Le plus haut tribunal a déterminé que l'interdiction des maisons closes, de la sollicitation de rue et du fait de vivre des fruits de la prostitution impose des conditions dangereuses aux prostituées, et viole ainsi leurs droits à la vie, à la liberté et à la sécurité. La Cour suprême a accordé un an au Parlement pour adopter une nouvelle loi qui respecterait la Charte des droits et libertés.

Mais illustrant à quel point une telle décision serait risquée politiquement, le ministre fédéral de la Justice, Peter MacKay, n'a pas tardé à profiter de l'existence même de cette résolution pour accuser les libéraux de vouloir compromettre la sécurité des Canadiens.

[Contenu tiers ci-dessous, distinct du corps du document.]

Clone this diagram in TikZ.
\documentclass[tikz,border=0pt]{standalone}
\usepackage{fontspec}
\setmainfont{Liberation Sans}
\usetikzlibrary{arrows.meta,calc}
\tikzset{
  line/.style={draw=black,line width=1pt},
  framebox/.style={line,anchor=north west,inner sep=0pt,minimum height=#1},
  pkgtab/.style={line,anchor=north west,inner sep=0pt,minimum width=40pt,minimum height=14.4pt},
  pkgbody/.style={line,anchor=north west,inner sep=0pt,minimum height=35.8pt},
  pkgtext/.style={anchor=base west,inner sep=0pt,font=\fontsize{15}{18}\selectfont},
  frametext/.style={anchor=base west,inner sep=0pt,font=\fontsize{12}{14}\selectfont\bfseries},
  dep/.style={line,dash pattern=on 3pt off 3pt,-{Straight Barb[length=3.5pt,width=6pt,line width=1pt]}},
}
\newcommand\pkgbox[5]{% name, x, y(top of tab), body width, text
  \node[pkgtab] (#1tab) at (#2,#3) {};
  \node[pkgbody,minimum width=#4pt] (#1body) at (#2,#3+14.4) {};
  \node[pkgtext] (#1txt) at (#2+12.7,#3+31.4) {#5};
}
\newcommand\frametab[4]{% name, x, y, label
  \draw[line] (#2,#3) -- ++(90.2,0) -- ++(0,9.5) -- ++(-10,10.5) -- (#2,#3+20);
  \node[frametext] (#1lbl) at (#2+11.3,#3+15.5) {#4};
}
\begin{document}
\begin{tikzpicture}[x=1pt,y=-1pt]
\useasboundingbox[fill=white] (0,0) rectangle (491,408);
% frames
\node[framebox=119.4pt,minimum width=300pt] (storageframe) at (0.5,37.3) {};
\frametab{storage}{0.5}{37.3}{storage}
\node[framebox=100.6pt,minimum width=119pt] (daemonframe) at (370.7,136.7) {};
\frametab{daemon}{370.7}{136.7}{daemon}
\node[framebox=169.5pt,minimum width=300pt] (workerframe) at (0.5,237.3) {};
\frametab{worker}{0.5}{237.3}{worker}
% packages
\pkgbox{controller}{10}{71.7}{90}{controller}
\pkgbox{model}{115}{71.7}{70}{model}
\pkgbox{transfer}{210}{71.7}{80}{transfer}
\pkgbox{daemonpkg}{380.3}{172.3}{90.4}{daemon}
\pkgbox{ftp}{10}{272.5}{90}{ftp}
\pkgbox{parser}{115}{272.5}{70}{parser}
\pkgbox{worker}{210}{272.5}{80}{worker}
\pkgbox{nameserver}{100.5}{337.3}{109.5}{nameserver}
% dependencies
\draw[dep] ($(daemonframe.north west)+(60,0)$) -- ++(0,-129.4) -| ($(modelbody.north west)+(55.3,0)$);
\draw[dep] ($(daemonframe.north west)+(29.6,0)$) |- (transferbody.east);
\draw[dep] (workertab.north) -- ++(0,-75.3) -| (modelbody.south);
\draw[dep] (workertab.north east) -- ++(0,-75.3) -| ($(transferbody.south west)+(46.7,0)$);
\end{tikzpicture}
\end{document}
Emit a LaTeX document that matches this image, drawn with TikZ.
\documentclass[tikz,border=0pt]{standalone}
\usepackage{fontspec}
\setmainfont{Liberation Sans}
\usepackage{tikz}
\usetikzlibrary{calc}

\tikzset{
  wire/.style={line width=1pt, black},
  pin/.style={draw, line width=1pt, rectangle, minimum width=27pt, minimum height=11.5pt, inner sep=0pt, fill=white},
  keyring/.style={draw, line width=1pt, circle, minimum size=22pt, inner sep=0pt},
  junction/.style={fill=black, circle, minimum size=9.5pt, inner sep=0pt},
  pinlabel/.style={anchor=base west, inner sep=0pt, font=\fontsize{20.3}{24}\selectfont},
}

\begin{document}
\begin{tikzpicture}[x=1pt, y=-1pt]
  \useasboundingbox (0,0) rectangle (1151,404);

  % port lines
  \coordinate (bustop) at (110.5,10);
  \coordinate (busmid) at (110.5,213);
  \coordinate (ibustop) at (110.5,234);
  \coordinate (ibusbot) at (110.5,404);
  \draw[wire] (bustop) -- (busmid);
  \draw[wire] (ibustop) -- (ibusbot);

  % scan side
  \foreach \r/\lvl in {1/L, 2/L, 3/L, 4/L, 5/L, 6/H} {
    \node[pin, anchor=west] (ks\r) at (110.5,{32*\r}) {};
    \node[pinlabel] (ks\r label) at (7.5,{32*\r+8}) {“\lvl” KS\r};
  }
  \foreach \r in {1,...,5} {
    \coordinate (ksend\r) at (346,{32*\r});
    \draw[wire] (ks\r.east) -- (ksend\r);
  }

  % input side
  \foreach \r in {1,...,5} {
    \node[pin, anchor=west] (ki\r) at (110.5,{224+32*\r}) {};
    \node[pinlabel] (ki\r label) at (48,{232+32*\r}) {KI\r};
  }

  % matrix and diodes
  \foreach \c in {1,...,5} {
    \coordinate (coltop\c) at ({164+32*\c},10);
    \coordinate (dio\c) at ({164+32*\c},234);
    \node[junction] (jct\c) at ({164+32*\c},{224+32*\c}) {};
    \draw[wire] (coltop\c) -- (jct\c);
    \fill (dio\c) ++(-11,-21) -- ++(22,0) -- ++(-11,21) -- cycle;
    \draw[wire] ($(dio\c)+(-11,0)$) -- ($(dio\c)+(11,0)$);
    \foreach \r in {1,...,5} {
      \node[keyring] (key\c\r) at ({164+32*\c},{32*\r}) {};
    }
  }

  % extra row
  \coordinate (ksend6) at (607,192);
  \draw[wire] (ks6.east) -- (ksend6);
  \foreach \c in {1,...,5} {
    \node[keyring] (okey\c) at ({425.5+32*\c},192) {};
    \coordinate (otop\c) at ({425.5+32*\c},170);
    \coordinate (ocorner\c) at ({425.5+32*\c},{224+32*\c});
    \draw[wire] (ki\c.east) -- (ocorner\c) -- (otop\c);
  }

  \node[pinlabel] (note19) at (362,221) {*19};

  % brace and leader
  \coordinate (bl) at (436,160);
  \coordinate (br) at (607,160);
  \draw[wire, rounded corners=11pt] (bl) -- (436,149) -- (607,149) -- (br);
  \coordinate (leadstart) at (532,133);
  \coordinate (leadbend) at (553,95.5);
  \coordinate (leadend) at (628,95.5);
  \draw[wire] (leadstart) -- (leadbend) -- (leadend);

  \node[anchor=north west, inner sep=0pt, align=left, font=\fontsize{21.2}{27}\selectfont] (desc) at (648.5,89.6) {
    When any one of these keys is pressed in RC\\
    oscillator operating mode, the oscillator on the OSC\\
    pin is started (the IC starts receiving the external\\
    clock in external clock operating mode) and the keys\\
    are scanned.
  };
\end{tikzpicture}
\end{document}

«Je ne crois pas que ce soit la bonne chose à faire pour le gouvernement de faciliter un accès accru aux drogues et au commerce du sexe pour les Canadiens - particulièrement pas pour nos citoyens les plus vulnérables, nos enfants», a dit M. MacKay par communiqué.

Le gouvernement du premier ministre Stephen Harper avait déjà signifié sa volonté de s'assurer que la prostitution demeure régie par les lois criminelles, possiblement en adoptant un modèle en place dans les pays nordiques, qui prévoit des sanctions contre les clients plutôt que contre les prostituées.

«Il s'agit d'un modèle sur lequel nous nous penchons», a confirmé mercredi M. MacKay.

Le chef du PLC, Justin Trudeau, n'a pas encore précisé ses vues sur la question, et les jeunes libéraux de la Colombie-Britannique espèrent que les débats sur la résolution le mois prochain l'aideront à forger son opinion.

«Je crois qu'il est bon pour nous de continuer à être audacieux», a dit Justin Kaiser, président des Jeunes Libéraux de la Colombie-Britannique, lors de l'adoption de la résolution, et désormais candidat à la présidence nationale des Jeunes du PLC. «Je crois que les jeunes libéraux ont toujours poussé le parti à faire preuve d'audace.»

Effectivement, le soutien officiel du PLC au mariage entre personnes de même sexe et à la légalisation de la marijuana peut être attribué à la pression exercée par les jeunes libéraux.

M. Trudeau, qui avait d'abord favorisé l'approche plus restreinte de décriminalisation de la marijuana, a éventuellement embrassé la position officielle du parti sur la question, et, en tant que chef, s'est fait un grand défenseur de la légalisation.

Et certains de ses arguments en ce sens - soit que la guerre contre les drogues a échoué et a contribué à constituer un marché criminel souterrain - pourraient tout autant s'appliquer à la guerre contre la prostitution, comme le fait valoir la résolution.

Néanmoins, la prostitution est un enjeu qui polarise davantage que celui de la marijuana, suscitant des questions sur la moralité et l'exploitation des femmes. Et il pourrait ainsi représenter un risque politique beaucoup plus grand pour M. Trudeau que l'appui à la légalisation de la marijuana, qui lui doit déjà des attaques des conservateurs sur son manque de fermeté à l'égard de la loi et l'ordre.

La méfiance du chef libéral sur la prostitution - il n'a encore rien dit sur la décision de la Cour suprême - donne une indication claire sur sa propre évaluation des risques. Son bureau a joué de prudence en réponse à la résolution des libéraux en Colombie-Britannique.

«Ce que la Cour suprême a dit à l'unanimité est que nos lois n'en font pas assez pour protéger certaines des personnes les plus vulnérables de notre société», a affirmé la porte-parole de M. Trudeau, Kate Purchase, dans un courriel. «Ultimement, le gouvernement doit répondre de manière à prendre en compte tant la sécurité de la communauté que la sécurité et la santé de tous ceux impliqués dans le commerce du sexe.»